Legalizar jogos de azar traria R$ 30 bi ano, crime e corrupção
Com contas públicas no vermelho, a possibilidade de nova fonte de receita impulsionou o debate sobre a legalização, e consequente taxação, dos jogos de azar. O Congresso tem dois projetos prontos para votação, um na Câmara e outro no Senado, mas entidades ligadas à Receita Federal, à Polícia Federal e ao Ministério Público avaliam que o Brasil não está preparado para combater crimes advindos da legalização de jogos, como corrupção, sonegação e lavagem de dinheiro.
Sem tradição de exploração do setor, a prática acabou se tornando um tabu no País. “O tema é tratado com viés moralista e religioso no Brasil, enquanto o mundo inteiro trata o jogo como uma indústria que paga imposto para o Estado”, afirma Magno José, representante do Instituto Jogo Legal e um dos principais lobistas do ramo em atuação no Congresso.
Relator do projeto em tramitação no Senado, Fernando Bezerra Coelho (PSB-PE) defende que a legalização não é a exceção, mas o padrão internacional. “É preciso esclarecer que somos um dos últimos países a tentar legalizar os jogos e, por isso, temos prejuízo. Poderíamos ter uma indústria que cria emprego e desenvolvimento regional”, alega.
O relator calcula uma arrecadação anual de R$ 30 bilhões e argumenta que 97% dos países integrantes da Organização para Cooperação e o Desenvolvimento Econômico (OCDE) regularizaram os jogos. No G-20, fora o Brasil, apenas a Indonésia e a Arábia Saudita não regulamentam a atividade – são países islâmicos onde o jogo é proibido em caráter religioso.
Para mudar essa realidade, o relatório de Bezerra Coelho permite a legalização de cassinos, bingos e jogo do bicho, além de algumas modalidades de apostas. O projeto é muito semelhante ao que tramita na Câmara, relatado pelo deputado Guilherme Mussi (PP-SP). Sob o argumento de estimular a economia regional, ficou determinado que, a cada dez concessões para cassinos, quatro devem ser nas Regiões Norte, Nordeste e Centro-Oeste. A possibilidade de criação de cassinos resort chamou a atenção das grandes redes hoteleiras nacionais e internacionais, que também passaram a defender a causa.
Outro grupo diretamente interessado na legalização é justamente o de casas de bingos, bicheiros e outros estabelecimentos que operam na clandestinidade.
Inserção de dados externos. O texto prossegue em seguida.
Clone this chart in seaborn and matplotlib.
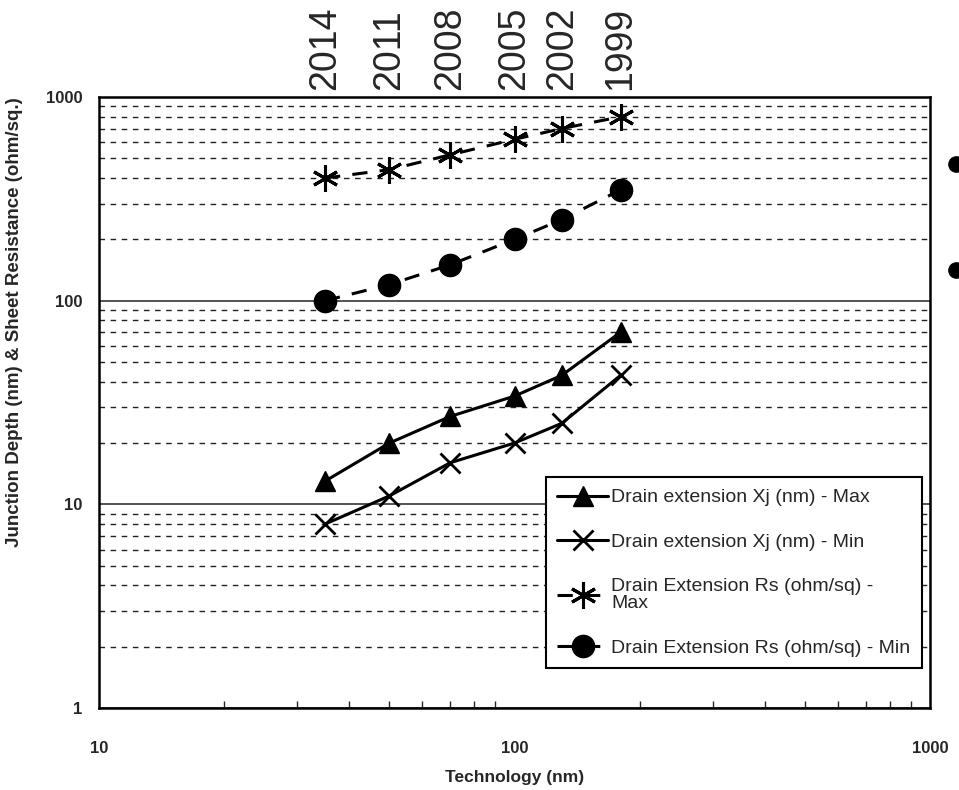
import matplotlib
matplotlib.use("Agg")
import matplotlib.pyplot as plt
import matplotlib.ticker as mticker
from matplotlib.lines import Line2D
import seaborn as sns
import pandas as pd

technology = [35, 50, 70, 100, 130, 180]
years = ["2014", "2011", "2008", "2005", "2002", "1999"]
xj_max = [13, 20, 27, 34, 43, 70]
xj_min = [8, 11, 16, 20, 25, 43]
rs_max = [400, 440, 520, 620, 700, 800]
rs_min = [100, 120, 150, 200, 250, 350]

names = ["Drain extension Xj (nm) - Max",
         "Drain extension Xj (nm) - Min",
         "Drain Extension Rs (ohm/sq) -\nMax",
         "Drain Extension Rs (ohm/sq) - Min"]
values = [xj_max, xj_min, rs_max, rs_min]

rows = []
for n, v in zip(names, values):
    for t, y in zip(technology, v):
        rows.append({"tech": t, "value": y, "series": n})
df = pd.DataFrame(rows)

sns.set_style("white")
plt.rcParams['font.family'] = ['Liberation Sans', 'DejaVu Sans']

fig = plt.figure(figsize=(9.59, 7.90), dpi=100)
ax = fig.add_axes([0.1032, 0.1038, 0.8666, 0.7734])

styles = [
    dict(marker="^", ms=15, ls="-"),
    dict(marker="x", ms=15, ls="-", mew=2),
    dict(marker=(6, 2, 0), ms=19, ls=(0, (5, 4)), mew=2.2),
    dict(marker="o", ms=16, ls=(0, (5, 4))),
]
for n, st in zip(names, styles):
    sub = df[df["series"] == n]
    sns.lineplot(data=sub, x="tech", y="value", ax=ax, color="black",
                 linewidth=2.2, marker=st["marker"], markersize=st["ms"],
                 linestyle=st["ls"], markeredgecolor="black",
                 markeredgewidth=st.get("mew", 1), label=n, zorder=3)

ax.set_xscale("log")
ax.set_yscale("log")
ax.set_xlim(10, 1000)
ax.set_ylim(1, 1000)

ax.yaxis.set_major_locator(mticker.FixedLocator([1, 10, 100, 1000]))
ax.yaxis.set_major_formatter(mticker.FixedFormatter(["1", "10", "100", "1000"]))
ax.yaxis.set_minor_locator(mticker.LogLocator(base=10, subs=range(2, 10)))
ax.yaxis.set_minor_formatter(mticker.NullFormatter())
ax.xaxis.set_major_locator(mticker.FixedLocator([10, 100, 1000]))
ax.xaxis.set_major_formatter(mticker.FixedFormatter(["10", "100", "1000"]))
ax.xaxis.set_minor_locator(mticker.LogLocator(base=10, subs=range(2, 10)))
ax.xaxis.set_minor_formatter(mticker.NullFormatter())

ax.grid(False)
ax.grid(True, axis="y", which="major", color="#444444", linewidth=1.3, linestyle="-")
ax.grid(True, axis="y", which="minor", color="#222222", linewidth=1.0, linestyle=(0, (4, 4)))

ax.tick_params(axis="x", which="minor", direction="in", length=5, width=1, bottom=True)
ax.tick_params(axis="x", which="major", direction="in", length=0, pad=24, labelsize=12)
ax.tick_params(axis="y", which="major", direction="in", length=0, pad=12, labelsize=12)
ax.tick_params(axis="y", which="minor", length=0)
for lab in ax.get_xticklabels() + ax.get_yticklabels():
    lab.set_fontweight("bold")

for s in ax.spines.values():
    s.set_color("black")
    s.set_linewidth(1.8)

ax.set_xlabel("Technology (nm)", fontsize=12.5, fontweight="bold", labelpad=10)
ax.set_ylabel("Junction Depth (nm) & Sheet Resistance (ohm/sq.)", fontsize=13.5,
              fontweight="bold")
ax.yaxis.set_label_coords(-0.092, 0.632)

top = ax.secondary_xaxis("top")
top.set_xticks(technology)
top.set_xticklabels(years, rotation=90, fontsize=27)
top.xaxis.set_minor_locator(mticker.NullLocator())
top.tick_params(axis="x", which="major", length=0, pad=5)
top.spines["top"].set_visible(False)

leg = ax.legend(loc="lower right", bbox_to_anchor=(0.990, 0.065), fontsize=14,
                frameon=True, fancybox=False, edgecolor="black", framealpha=1,
                handlelength=2.6, handletextpad=0.15, labelspacing=1.4,
                borderpad=0.6, borderaxespad=0)
leg.get_frame().set_linewidth(1.5)
for t in leg.get_texts():
    t.set_linespacing(0.95)

for yy in (0.793, 0.658):
    fig.add_artist(Line2D([0.997], [yy], marker="o", markersize=11,
                          color="black", transform=fig.transFigure))

fig.savefig("out.png", dpi=100)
A estimativa é de que o mercado ilegal do jogo já movimente R$ 20 bilhões por ano. “Para eles, o custo de manter a atividade ilegalmente ficou muito alto”, explica Magno José.
Controvérsias.
A iniciativa tem o apoio de parlamentares ligados ao núcleo do governo, mas é polêmica e já possui forte rejeição. O deputado Roberto Lucena (PV-SP) organizou um grupo de mais de cem parlamentares que conseguiram derrubar o caráter de urgência do projeto na Câmara. “Quem defende a proposta traz números sedutores de arrecadação e geração de emprego, mas poucos calculam o real custo social da legalização dessa atividade”, afirma Lucena. O deputado se preocupa com a ampliação do crime e com riscos de saúde ligados à prática do jogo patológico.
Para a Receita Federal, a legalização é porta de entrada para a lavagem de dinheiro e outros crimes. “É algo difícil de se controlar, porque são apostas e prêmios feitos em pequenas quantias”, disse Kleber Cabral, presidente da Associação Nacional dos Auditores da Receita (Unafisco). Ele alerta ainda para a possibilidade de legalizar lavagem de recursos eleitorais e aponta falhas no projeto como a falta de limitação da quantidade de cassinos em operação e uma determinação clara de como será feita a autorização dos estabelecimentos.
Presidente da Federação Nacional de Policiais Federais (Fenapef), Luis Bouens argumenta que a regulamentação precisa vir acompanhada de uma preparação do Estado, dos órgãos de controle, sistema policial e Judiciário. Ele não acredita que as instituições estejam preparadas atualmente para investigar e julgar crimes ligados à legalização de jogos. Entidades ligadas ao Banco Central e o Ministério Público também já divulgaram notas de preocupação.
Por outro lado, Fernando Bezerra, relator do projeto, alega que a proposta prevê o repasse de 2% da arrecadação para a instrumentalização da Polícia Federal, além de estabelecer penas para o funcionamento ilegal dos jogos e fraudes de resultados. A proposta determina ainda que 91% da arrecadação seja repassada para as áreas de seguridade social, como saúde e assistência social, e ajude no combate do jogo patológico. Com informações do Estadão Conteúdo.